Il est possible que le mécontentement affiché par de nombreux militants devant l'inaction face au gouvernement ait joué dans l'attitude prise par les directions syndicales. Mais il est aussi probable que, dans la période de réorganisation tous azimuts que va connaître la SNCF, elles tiennent à rappeler qu'il faut compter avec elles et ne pas réduire les avantages dont elles disposent dans les nombreux organismes paritaires.
Il est d'ailleurs notable de constater que la « radicalité » des directions syndicales CGT et Sud-Rail ne va pas jusqu'au rejet de la réforme mais se limite à la revendication « d'une autre réforme ». À aucun moment, les directions syndicales n'ont dénoncé les négociations concernant la fameuse convention collective auxquelles elles participent et qui ont pour objet de négocier des reculs.
En se mettant en grève, les cheminots n'ont aucune raison de se placer sur le terrain des exigences de la direction et du ministre de tutelle. Ce sont les revendications des travailleurs, de tous les travailleurs qui doivent être mises en avant. Il faut bien sûr dire non à la réforme ferroviaire, refuser toute aggravation dans la réglementation du travail, dire non aux suppressions d'emplois et exiger des embauches dans tous les secteurs, sous un même statut et aux conditions les plus avantageuses, dire non à la flexibilité des horaires, et oui aux augmentations des salaires.

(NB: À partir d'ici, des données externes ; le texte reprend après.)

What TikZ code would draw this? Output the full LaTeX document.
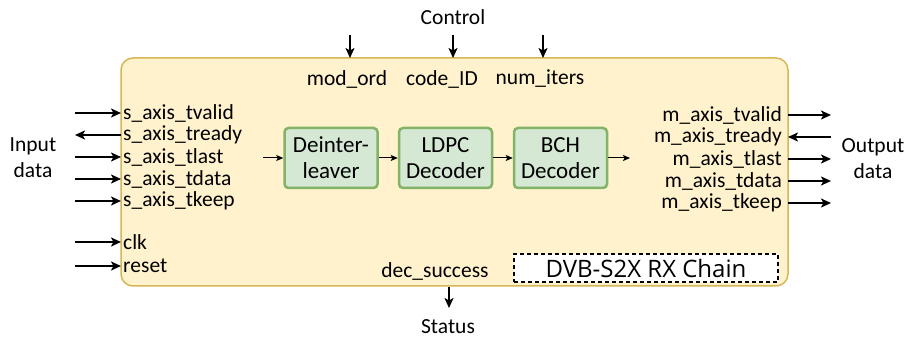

Ces revendications ont été discutées dans de nombreuses assemblées. En les adoptant, en les faisant connaître, les cheminots peuvent avoir le soutien d'autres travailleurs qui eux aussi sont confrontés aux mêmes attaques et ont les mêmes revendications. Par-dessus tout c'est cette contagion que craint le gouvernement et qui pourrait le contraindre à reculer.